> Work required: Restate the whole listing word for word. Pictures are left out.

> Data provided:

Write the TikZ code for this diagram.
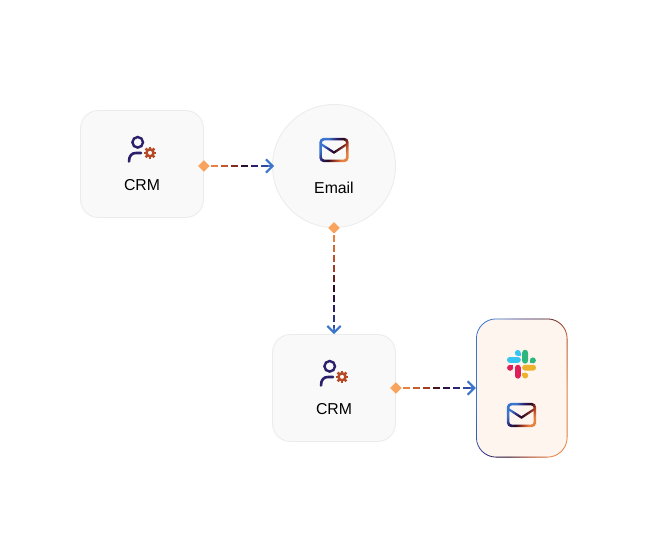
\documentclass[tikz,border=0pt]{standalone}
\usepackage{fontspec}
\setmainfont{Liberation Sans}
\usetikzlibrary{calc,arrows.meta,shapes.geometric}
\definecolor{g0}{HTML}{E8803F}
\definecolor{g1}{HTML}{A53C22}
\definecolor{g2}{HTML}{2A0A1F}
\definecolor{g3}{HTML}{2A1D6B}
\definecolor{g4}{HTML}{3B74CC}
\definecolor{cardfill}{HTML}{F9F9F9}
\definecolor{cardline}{HTML}{EBEBEB}
\definecolor{stackfill}{HTML}{FEF5EF}
\definecolor{diam}{HTML}{F9A45E}
\definecolor{navy}{HTML}{2C1F6B}
\definecolor{gearc}{HTML}{B54A26}
\definecolor{slackblue}{RGB}{54,197,240}
\definecolor{slackgreen}{RGB}{46,182,125}
\definecolor{slackred}{RGB}{224,30,90}
\definecolor{slackyellow}{RGB}{236,178,46}
\pgfdeclarehorizontalshading{brand}{100bp}{color(0bp)=(g4); color(30bp)=(g4); color(42bp)=(g3); color(52bp)=(g2); color(62bp)=(g1); color(72bp)=(g0); color(100bp)=(g0)}
\tikzset{
  card/.style={draw=cardline,fill=cardfill,line width=0.8pt,rounded corners=18pt,minimum width=123pt,minimum height=107pt,inner sep=0pt},
  round card/.style={draw=cardline,fill=cardfill,line width=0.8pt,circle,minimum size=123pt,inner sep=0pt},
  stack card/.style={fill=stackfill,rounded corners=20pt,minimum width=91.5pt,minimum height=139pt,inner sep=0pt},
  port/.style={diamond,fill=diam,minimum size=11.5pt,inner sep=0pt},
  caption/.style={font=\fontsize{15.8}{18}\selectfont,text=black,inner sep=0pt},
  brand shade/.style={even odd rule,shading=brand,shading angle=-35},
  stack shade/.style={even odd rule,shading=brand,shading angle=-14},
  dash piece/.style={line width=2.1pt},
  slack pill/.style={rounded corners=2.8pt},
}
% gradient dashed connector: from, to, number of dashes
\newcommand{\gradconn}[3]{%
  \pgfmathtruncatemacro\lastk{#3-1}%
  \foreach \k in {0,...,\lastk}{%
    \pgfmathsetmacro\sa{7.2+10*\k}%
    \pgfmathsetmacro\sb{\sa+6.5}%
    \pgfmathsetmacro\tt{100*\k/\lastk}%
    \pgfmathtruncatemacro\pa{\tt<33 ? \tt*100/33 : 0}%
    \pgfmathtruncatemacro\pb{(\tt>=33 && \tt<55) ? (\tt-33)*100/22 : 0}%
    \pgfmathtruncatemacro\pc{(\tt>=55 && \tt<80) ? (\tt-55)*100/25 : 0}%
    \pgfmathtruncatemacro\pd{\tt>=80 ? (\tt-80)*100/40 : 0}%
    \ifdim\tt pt<33pt\colorlet{dc}{g1!\pa!g0}\else
      \ifdim\tt pt<55pt\colorlet{dc}{g2!\pb!g1}\else
        \ifdim\tt pt<80pt\colorlet{dc}{g3!\pc!g2}\else
          \colorlet{dc}{g4!\pd!g3}\fi\fi\fi
    \draw[dash piece,dc] ($(#1)!\sa pt!(#2)$) -- ($(#1)!\sb pt!(#2)$);
  }%
  \draw[dash piece,g4,-{Straight Barb[length=6.6pt,width=13.4pt,line width=2.2pt]}] ($(#2)!6pt!(#1)$) -- (#2);
}
\newcommand{\mailicon}[2]{%
  \begin{scope}[shift={(#1,#2)}]
    \path[brand shade]
      [rounded corners=4.5pt] (-14.7,-12.2) rectangle (14.7,12.2)
      [rounded corners=2.8pt] (-12.2,-9.7) rectangle (12.2,9.7)
      [sharp corners] (-12.1,-6.6) -- (0,1.2) -- (12.1,-6.6) -- (12.1,-4.0) -- (0,3.9) -- (-12.1,-4.0) -- cycle;
  \end{scope}}
\newcommand{\personicon}[2]{%
  \begin{scope}[shift={(#1,#2)}]
    \draw[navy,line width=2.4pt] (137.7,142.3) circle[radius=5.3];
    \draw[navy,line width=2.6pt,line cap=round] (129,161.5) .. controls (129,155.5) and (132,153) .. (136,153) -- (141,153);
    \draw[gearc,line width=2.5pt] (150,152.8) circle[radius=3.5];
    \foreach \a in {0,45,...,315}{\draw[gearc,line width=2.5pt] ($(150,152.8)+(\a:3.8)$) -- ($(150,152.8)+(\a:6.2)$);}
  \end{scope}}
\begin{document}
\begin{tikzpicture}[x=1pt,y=-1pt]
\useasboundingbox (0,0) rectangle (648,548);
\fill[white] (0,0) rectangle (648,548);
% cards
\node[card] (crmA) at (142,164) {};
\node[round card] (email) at (334,166) {};
\node[card] (crmB) at (334,388) {};
\node[stack card] (stack) at (521.75,388) {};
\path[stack shade]
  [rounded corners=20pt] (476,318.5) rectangle (567.5,457.5)
  [rounded corners=19.2pt] (476.8,319.3) rectangle (566.7,456.7);
% labels
\node[caption] (crmAlabel) at (142,185) {CRM};
\node[caption] (emailLabel) at (334,187.5) {Email};
\node[caption] (crmBlabel) at (334,409) {CRM};
% icons
\personicon{0}{0}
\personicon{192}{224}
\mailicon{334}{150}
\mailicon{521.5}{415}
% slack logo
\fill[slack pill,slackblue] (507,357) rectangle (520.8,362.8);
\fill[slackblue] (517.8,353) circle[radius=3];
\fill[slackblue] (517.8,353) rectangle (520.8,356);
\fill[slack pill,slackgreen] (522.2,349.8) rectangle (528,363.6);
\fill[slackgreen] (532.9,360.4) circle[radius=3];
\fill[slackgreen] (529.9,360.4) rectangle (532.9,363.4);
\fill[slack pill,slackred] (515,364.8) rectangle (520.8,378.6);
\fill[slackred] (510.1,367.8) circle[radius=3];
\fill[slackred] (510.1,364.8) rectangle (513.1,367.8);
\fill[slack pill,slackyellow] (522.2,364.8) rectangle (536,370.6);
\fill[slackyellow] (525.2,375.5) circle[radius=3];
\fill[slackyellow] (522.2,372.5) rectangle (525.2,375.5);
% connector ends
\node[port] (portA) at ($(crmA.east)+(0,2)$) {};
\node[port] (portB) at (email.south) {};
\node[port] (portC) at (crmB.east) {};
\coordinate (endA) at ($(email.west)+(2,0)$);
\coordinate (endB) at (crmB.north);
\coordinate (endC) at (stack.west);
% connectors
\gradconn{portA.center}{endA}{6}
\gradconn{portB.center}{endB}{10}
\gradconn{portC.center}{endC}{7}
\end{tikzpicture}
\end{document}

> Solution to the problem:
Write the TikZ code for this diagram.
\documentclass[tikz,border=0pt]{standalone}
\usepackage{fontspec}
\setmainfont{Liberation Sans}
\usetikzlibrary{calc,arrows.meta,shapes.geometric}
\definecolor{g0}{HTML}{E8803F}
\definecolor{g1}{HTML}{A53C22}
\definecolor{g2}{HTML}{2A0A1F}
\definecolor{g3}{HTML}{2A1D6B}
\definecolor{g4}{HTML}{3B74CC}
\definecolor{cardfill}{HTML}{F9F9F9}
\definecolor{cardline}{HTML}{EBEBEB}
\definecolor{stackfill}{HTML}{FEF5EF}
\definecolor{diam}{HTML}{F9A45E}
\definecolor{navy}{HTML}{2C1F6B}
\definecolor{gearc}{HTML}{B54A26}
\definecolor{slackblue}{RGB}{54,197,240}
\definecolor{slackgreen}{RGB}{46,182,125}
\definecolor{slackred}{RGB}{224,30,90}
\definecolor{slackyellow}{RGB}{236,178,46}
\pgfdeclarehorizontalshading{brand}{100bp}{color(0bp)=(g4); color(30bp)=(g4); color(42bp)=(g3); color(52bp)=(g2); color(62bp)=(g1); color(72bp)=(g0); color(100bp)=(g0)}
\tikzset{
  card/.style={draw=cardline,fill=cardfill,line width=0.8pt,rounded corners=18pt,minimum width=123pt,minimum height=107pt,inner sep=0pt},
  round card/.style={draw=cardline,fill=cardfill,line width=0.8pt,circle,minimum size=123pt,inner sep=0pt},
  stack card/.style={fill=stackfill,rounded corners=20pt,minimum width=91.5pt,minimum height=139pt,inner sep=0pt},
  port/.style={diamond,fill=diam,minimum size=11.5pt,inner sep=0pt},
  caption/.style={font=\fontsize{15.8}{18}\selectfont,text=black,inner sep=0pt},
  brand shade/.style={even odd rule,shading=brand,shading angle=-35},
  stack shade/.style={even odd rule,shading=brand,shading angle=-14},
  dash piece/.style={line width=2.1pt},
  slack pill/.style={rounded corners=2.8pt},
}
% gradient dashed connector: from, to, number of dashes
\newcommand{\gradconn}[3]{%
  \pgfmathtruncatemacro\lastk{#3-1}%
  \foreach \k in {0,...,\lastk}{%
    \pgfmathsetmacro\sa{7.2+10*\k}%
    \pgfmathsetmacro\sb{\sa+6.5}%
    \pgfmathsetmacro\tt{100*\k/\lastk}%
    \pgfmathtruncatemacro\pa{\tt<33 ? \tt*100/33 : 0}%
    \pgfmathtruncatemacro\pb{(\tt>=33 && \tt<55) ? (\tt-33)*100/22 : 0}%
    \pgfmathtruncatemacro\pc{(\tt>=55 && \tt<80) ? (\tt-55)*100/25 : 0}%
    \pgfmathtruncatemacro\pd{\tt>=80 ? (\tt-80)*100/40 : 0}%
    \ifdim\tt pt<33pt\colorlet{dc}{g1!\pa!g0}\else
      \ifdim\tt pt<55pt\colorlet{dc}{g2!\pb!g1}\else
        \ifdim\tt pt<80pt\colorlet{dc}{g3!\pc!g2}\else
          \colorlet{dc}{g4!\pd!g3}\fi\fi\fi
    \draw[dash piece,dc] ($(#1)!\sa pt!(#2)$) -- ($(#1)!\sb pt!(#2)$);
  }%
  \draw[dash piece,g4,-{Straight Barb[length=6.6pt,width=13.4pt,line width=2.2pt]}] ($(#2)!6pt!(#1)$) -- (#2);
}
\newcommand{\mailicon}[2]{%
  \begin{scope}[shift={(#1,#2)}]
    \path[brand shade]
      [rounded corners=4.5pt] (-14.7,-12.2) rectangle (14.7,12.2)
      [rounded corners=2.8pt] (-12.2,-9.7) rectangle (12.2,9.7)
      [sharp corners] (-12.1,-6.6) -- (0,1.2) -- (12.1,-6.6) -- (12.1,-4.0) -- (0,3.9) -- (-12.1,-4.0) -- cycle;
  \end{scope}}
\newcommand{\personicon}[2]{%
  \begin{scope}[shift={(#1,#2)}]
    \draw[navy,line width=2.4pt] (137.7,142.3) circle[radius=5.3];
    \draw[navy,line width=2.6pt,line cap=round] (129,161.5) .. controls (129,155.5) and (132,153) .. (136,153) -- (141,153);
    \draw[gearc,line width=2.5pt] (150,152.8) circle[radius=3.5];
    \foreach \a in {0,45,...,315}{\draw[gearc,line width=2.5pt] ($(150,152.8)+(\a:3.8)$) -- ($(150,152.8)+(\a:6.2)$);}
  \end{scope}}
\begin{document}
\begin{tikzpicture}[x=1pt,y=-1pt]
\useasboundingbox (0,0) rectangle (648,548);
\fill[white] (0,0) rectangle (648,548);
% cards
\node[card] (crmA) at (142,164) {};
\node[round card] (email) at (334,166) {};
\node[card] (crmB) at (334,388) {};
\node[stack card] (stack) at (521.75,388) {};
\path[stack shade]
  [rounded corners=20pt] (476,318.5) rectangle (567.5,457.5)
  [rounded corners=19.2pt] (476.8,319.3) rectangle (566.7,456.7);
% labels
\node[caption] (crmAlabel) at (142,185) {CRM};
\node[caption] (emailLabel) at (334,187.5) {Email};
\node[caption] (crmBlabel) at (334,409) {CRM};
% icons
\personicon{0}{0}
\personicon{192}{224}
\mailicon{334}{150}
\mailicon{521.5}{415}
% slack logo
\fill[slack pill,slackblue] (507,357) rectangle (520.8,362.8);
\fill[slackblue] (517.8,353) circle[radius=3];
\fill[slackblue] (517.8,353) rectangle (520.8,356);
\fill[slack pill,slackgreen] (522.2,349.8) rectangle (528,363.6);
\fill[slackgreen] (532.9,360.4) circle[radius=3];
\fill[slackgreen] (529.9,360.4) rectangle (532.9,363.4);
\fill[slack pill,slackred] (515,364.8) rectangle (520.8,378.6);
\fill[slackred] (510.1,367.8) circle[radius=3];
\fill[slackred] (510.1,364.8) rectangle (513.1,367.8);
\fill[slack pill,slackyellow] (522.2,364.8) rectangle (536,370.6);
\fill[slackyellow] (525.2,375.5) circle[radius=3];
\fill[slackyellow] (522.2,372.5) rectangle (525.2,375.5);
% connector ends
\node[port] (portA) at ($(crmA.east)+(0,2)$) {};
\node[port] (portB) at (email.south) {};
\node[port] (portC) at (crmB.east) {};
\coordinate (endA) at ($(email.west)+(2,0)$);
\coordinate (endB) at (crmB.north);
\coordinate (endC) at (stack.west);
% connectors
\gradconn{portA.center}{endA}{6}
\gradconn{portB.center}{endB}{10}
\gradconn{portC.center}{endC}{7}
\end{tikzpicture}
\end{document}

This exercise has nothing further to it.